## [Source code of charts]
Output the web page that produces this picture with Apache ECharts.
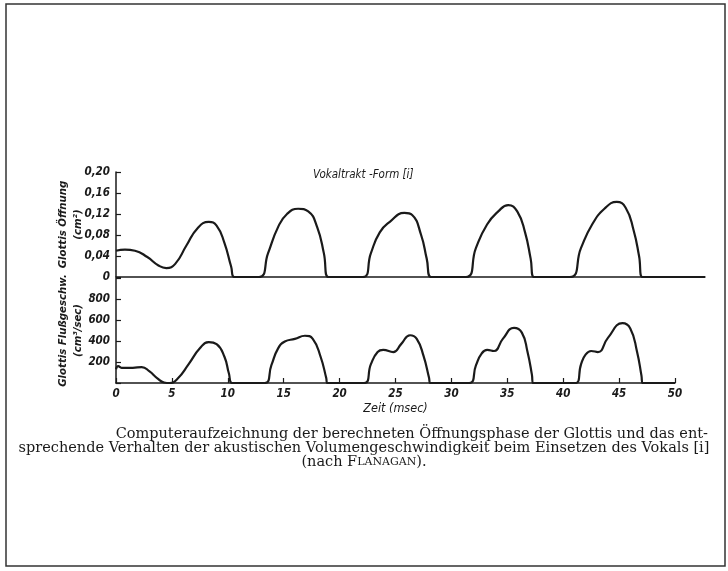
<!DOCTYPE html>
<html>
<head>
<meta charset="utf-8">
<script src="https://cdn.jsdelivr.net/npm/echarts@6/dist/echarts.min.js"></script>
<style>
  html, body { margin: 0; padding: 0; background: #fff; }
  #chart { width: 728px; height: 571px; }
</style>
</head>
<body>
<div id="chart"></div>
<script>
// Glottis-Öffnung (cm²) über der Zeit (msec)
const oeffnungZeit = [0, 0.8, 1.7, 2.8, 3.8, 4.5, 5.3, 6.3, 7.3, 8.3, 9.0, 9.7, 10.3, 10.6,
  12.8, 13.6, 14.5, 15.3, 16.3, 17.2, 18.0, 18.6, 19.0,
  22.1, 22.8, 23.6, 24.5, 25.8, 26.5, 27.3, 27.8, 28.2,
  31.3, 32.2, 33.2, 34.2, 35.1, 35.9, 36.6, 37.1, 37.4,
  40.6, 41.6, 42.6, 43.7, 44.8, 45.6, 46.3, 46.8, 47.1, 52.7];
const oeffnungWert = [0.050, 0.052, 0.050, 0.038, 0.022, 0.017, 0.025, 0.060, 0.093, 0.105, 0.098, 0.065, 0.020, 0,
  0, 0.045, 0.095, 0.120, 0.130, 0.125, 0.095, 0.045, 0,
  0, 0.045, 0.085, 0.105, 0.122, 0.118, 0.080, 0.035, 0,
  0, 0.055, 0.100, 0.125, 0.137, 0.125, 0.085, 0.035, 0,
  0, 0.055, 0.100, 0.130, 0.143, 0.132, 0.090, 0.040, 0, 0];

// Glottis-Flußgeschwindigkeit (cm³/sec)
const flussZeit = [0, 0.2, 0.5, 1.5, 2.3, 3.0, 3.7, 4.3, 4.8, 5.5, 6.5, 7.5, 8.3, 9.0, 9.7, 10.1, 10.4,
  13.3, 13.9, 14.5, 15.1, 16.0, 16.9, 17.6, 18.3, 18.8, 18.9,
  22.2, 22.8, 23.4, 23.9, 24.8, 25.5, 26.3, 26.9, 27.5, 28.0, 28.1,
  31.6, 32.2, 32.7, 33.2, 33.8, 34.6, 35.6, 36.3, 36.8, 37.2, 37.3,
  41.1, 41.6, 42.0, 42.5, 43.1, 44.0, 45.3, 46.0, 46.6, 47.0, 47.1, 50];
const flussWert = [130, 160, 145, 145, 152, 110, 45, 5, 0, 40, 180, 330, 390, 370, 250, 90, 0,
  0, 170, 330, 395, 420, 450, 420, 250, 50, 0,
  0, 180, 295, 315, 295, 370, 455, 420, 260, 50, 0,
  0, 170, 280, 315, 305, 420, 525, 480, 300, 80, 0,
  0, 180, 270, 305, 295, 430, 570, 520, 300, 70, 0, 0];

const xTicks = [0, 5, 10, 15, 20, 25, 30, 35, 40, 45, 50];
const oeffnungTicks = [0, 0.04, 0.08, 0.12, 0.16, 0.20];
const flussTicks = [200, 400, 600, 800];

const ink = '#1a1a1a';
const achsenFont = {
  fontFamily: 'DejaVu Sans Condensed',
  fontStyle: 'italic',
  fontWeight: 'bold',
  fontSize: 11.5,
  color: ink
};
const captionFont = { fontFamily: 'DejaVu Serif', fontSize: 14.5, fill: ink };

const paare = (xs, ys) => xs.map((x, i) => [x, ys[i]]);

const option = {
  backgroundColor: '#fff',
  animation: false,
  title: {
    text: 'Vokaltrakt -Form [i]',
    left: 308,
    top: 164,
    textStyle: Object.assign({}, achsenFont, { fontWeight: 'normal' })
  },
  grid: [
    { left: 116, top: 172, width: 589, height: 105 },
    { left: 116, top: 278, width: 559, height: 105 }
  ],
  xAxis: [
    {
      gridIndex: 0, type: 'value', min: 0, max: 52.7,
      axisLine: { lineStyle: { color: ink, width: 1.5 } },
      axisTick: { show: false }, axisLabel: { show: false }, splitLine: { show: false }
    },
    {
      gridIndex: 1, type: 'value', min: 0, max: 50, interval: 5,
      name: 'Zeit (msec)', nameLocation: 'middle', nameGap: 19,
      nameTextStyle: Object.assign({}, achsenFont, { fontWeight: 'normal', fontSize: 12.5 }),
      axisLine: { lineStyle: { color: ink, width: 1.5 } },
      axisTick: { inside: true, length: 5, lineStyle: { color: ink, width: 1.2 } },
      axisLabel: Object.assign({}, achsenFont, {
        margin: 5,
        formatter: v => xTicks.includes(v) ? String(v) : ''
      }),
      splitLine: { show: false }
    }
  ],
  yAxis: [
    {
      gridIndex: 0, type: 'value', min: 0, max: 0.2, interval: 0.04,
      name: 'Glottis Öffnung\n(cm²)', nameLocation: 'middle', nameGap: 30, nameRotate: 90,
      nameMoveOverlap: false,
      nameTextStyle: Object.assign({}, achsenFont, { fontSize: 11.3, lineHeight: 15 }),
      axisLine: { show: true, lineStyle: { color: ink, width: 1.5 } },
      axisTick: { inside: true, length: 5, lineStyle: { color: ink, width: 1.2 } },
      axisLabel: Object.assign({}, achsenFont, {
        margin: 6,
        formatter: v => {
          const t = oeffnungTicks.find(k => Math.abs(k - v) < 1e-6);
          if (t === undefined) return '';
          return t === 0 ? '0' : t.toFixed(2).replace('.', ',');
        }
      }),
      splitLine: { show: false }
    },
    {
      gridIndex: 1, type: 'value', min: 0, max: 1000, interval: 200,
      name: 'Glottis Flußgeschw.\n(cm³/sec)', nameLocation: 'middle', nameGap: 30, nameRotate: 90,
      nameMoveOverlap: false,
      nameTextStyle: Object.assign({}, achsenFont, { fontSize: 11.3, lineHeight: 15 }),
      axisLine: { show: true, lineStyle: { color: ink, width: 1.5 } },
      axisTick: { inside: true, length: 5, lineStyle: { color: ink, width: 1.2 } },
      axisLabel: Object.assign({}, achsenFont, {
        margin: 6,
        formatter: v => flussTicks.includes(v) ? String(v) : ''
      }),
      splitLine: { show: false }
    }
  ],
  series: [
    {
      type: 'line', xAxisIndex: 0, yAxisIndex: 0,
      data: paare(oeffnungZeit, oeffnungWert),
      smooth: 0.5, showSymbol: false,
      lineStyle: { color: ink, width: 2.2 }
    },
    {
      type: 'line', xAxisIndex: 1, yAxisIndex: 1,
      data: paare(flussZeit, flussWert),
      smooth: 0.5, showSymbol: false,
      lineStyle: { color: ink, width: 2.2 }
    }
  ],
  graphic: [
    {
      type: 'rect', silent: true,
      shape: { x: 6, y: 4, width: 719, height: 562 },
      style: { fill: 'none', stroke: '#333', lineWidth: 1.5 }
    },
    {
      type: 'text', right: 20, top: 427, silent: true,
      style: Object.assign({
        text: 'Computeraufzeichnung der berechneten Öffnungsphase der Glottis und das ent-'
      }, captionFont)
    },
    {
      type: 'text', left: 'center', top: 441, silent: true,
      style: Object.assign({
        text: 'sprechende Verhalten der akustischen Volumengeschwindigkeit beim Einsetzen des Vokals [i]'
      }, captionFont)
    },
    {
      type: 'text', left: 'center', top: 455, silent: true,
      style: Object.assign({
        text: '(nach {a|F}{b|LANAGAN}).',
        rich: {
          a: { fontFamily: 'DejaVu Serif', fontSize: 14.5 },
          b: { fontFamily: 'DejaVu Serif', fontSize: 11 }
        }
      }, captionFont)
    }
  ]
};

const chart = echarts.init(document.getElementById('chart'));
chart.setOption(option);
</script>
</body>
</html>
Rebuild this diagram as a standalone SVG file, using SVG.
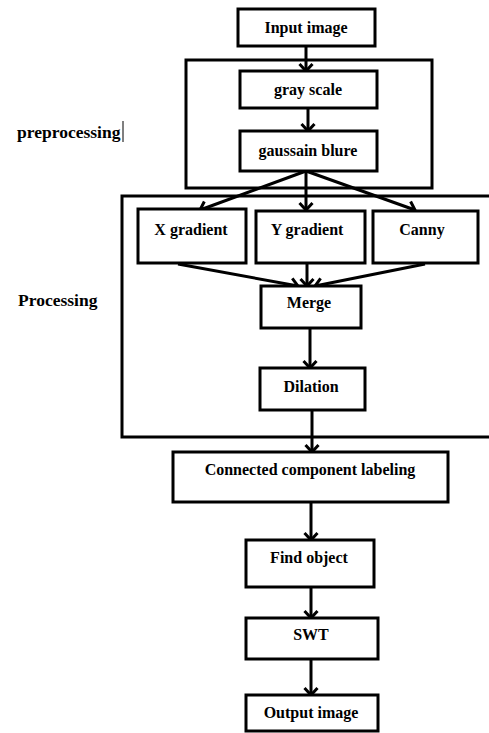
<svg xmlns="http://www.w3.org/2000/svg" width="489" height="733" viewBox="0 0 489 733">
<style>
.box{fill:#fff;stroke:#000;stroke-width:3}
.grp{fill:none;stroke:#000;stroke-width:3}
.t{font-family:"Liberation Serif","Times New Roman",serif;font-weight:bold;font-size:16px;fill:#000;text-anchor:middle}
.lbl{font-family:"Liberation Serif","Times New Roman",serif;font-weight:bold;font-size:17.5px;fill:#000}
.c{fill:none;stroke:#000;stroke-width:3;marker-end:url(#ah)}
</style>
<defs>
<marker id="ah" markerUnits="userSpaceOnUse" markerWidth="16" markerHeight="16" refX="9" refY="8" orient="auto" overflow="visible">
<path d="M2,1.5 L9,8 L2,14.5" fill="none" stroke="#000" stroke-width="3"/>
</marker>
</defs>
<rect width="489" height="733" fill="#fff"/>
<g id="preprocessing-group">
<rect class="grp" x="186" y="60" width="246" height="128"/>
<text class="lbl" x="17" y="138">preprocessing</text>
<line x1="123" y1="121" x2="123" y2="142" stroke="#000" stroke-width="1"/>
</g>
<g id="processing-group">
<path class="grp" d="M495,196 H122 V437 H495"/>
<text class="lbl" x="18" y="306">Processing</text>
</g>
<g id="connectors">
<line class="c" x1="306" y1="46" x2="306" y2="71"/>
<line class="c" x1="308" y1="108" x2="308" y2="131"/>
<line class="c" x1="306" y1="171" x2="200" y2="210"/>
<line class="c" x1="306" y1="171" x2="306" y2="210"/>
<line class="c" x1="306" y1="171" x2="415" y2="210"/>
<line class="c" x1="178" y1="264" x2="298" y2="286"/>
<line class="c" x1="307" y1="263" x2="307" y2="286"/>
<line class="c" x1="425" y1="264" x2="315" y2="286"/>
<line class="c" x1="310" y1="328" x2="310" y2="368"/>
<line class="c" x1="312" y1="410" x2="312" y2="452"/>
<line class="c" x1="311" y1="502" x2="311" y2="540"/>
<line class="c" x1="311" y1="587" x2="311" y2="618"/>
<line class="c" x1="311" y1="659" x2="311" y2="695"/>
</g>
<g id="input-image"><rect class="box" x="238" y="9" width="137" height="37"/><text class="t" x="306" y="33">Input image</text></g>
<g id="gray-scale"><rect class="box" x="240" y="71" width="137" height="37"/><text class="t" x="308" y="95">gray scale</text></g>
<g id="gaussain-blure"><rect class="box" x="240" y="131" width="137" height="40"/><text class="t" x="308" y="156">gaussain blure</text></g>
<g id="x-gradient"><rect class="box" x="138" y="209" width="108" height="54"/><text class="t" x="191" y="235">X gradient</text></g>
<g id="y-gradient"><rect class="box" x="256" y="211" width="109" height="52"/><text class="t" x="307" y="235">Y gradient</text></g>
<g id="canny"><rect class="box" x="373" y="211" width="105" height="52"/><text class="t" x="422" y="235">Canny</text></g>
<g id="merge"><rect class="box" x="261" y="286" width="100" height="42"/><text class="t" x="309" y="308">Merge</text></g>
<g id="dilation"><rect class="box" x="260" y="368" width="105" height="42"/><text class="t" x="311" y="392">Dilation</text></g>
<g id="ccl"><rect class="box" x="173" y="452" width="275" height="50"/><text class="t" x="310" y="475">Connected component labeling</text></g>
<g id="find-object"><rect class="box" x="246" y="540" width="128" height="47"/><text class="t" x="309" y="563">Find object</text></g>
<g id="swt"><rect class="box" x="246" y="618" width="132" height="41"/><text class="t" x="311" y="640">SWT</text></g>
<g id="output-image"><rect class="box" x="246" y="695" width="132" height="36"/><text class="t" x="311" y="718">Output image</text></g>
</svg>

## [Work to complete]
Extract each line from the listing that holds the word "Output".

## [Exercise answer]
Output the web page that produces this picture with Apache ECharts.
<g id="output-image"><rect class="box" x="246" y="695" width="132" height="36"/><text class="t" x="311" y="718">Output image</text></g>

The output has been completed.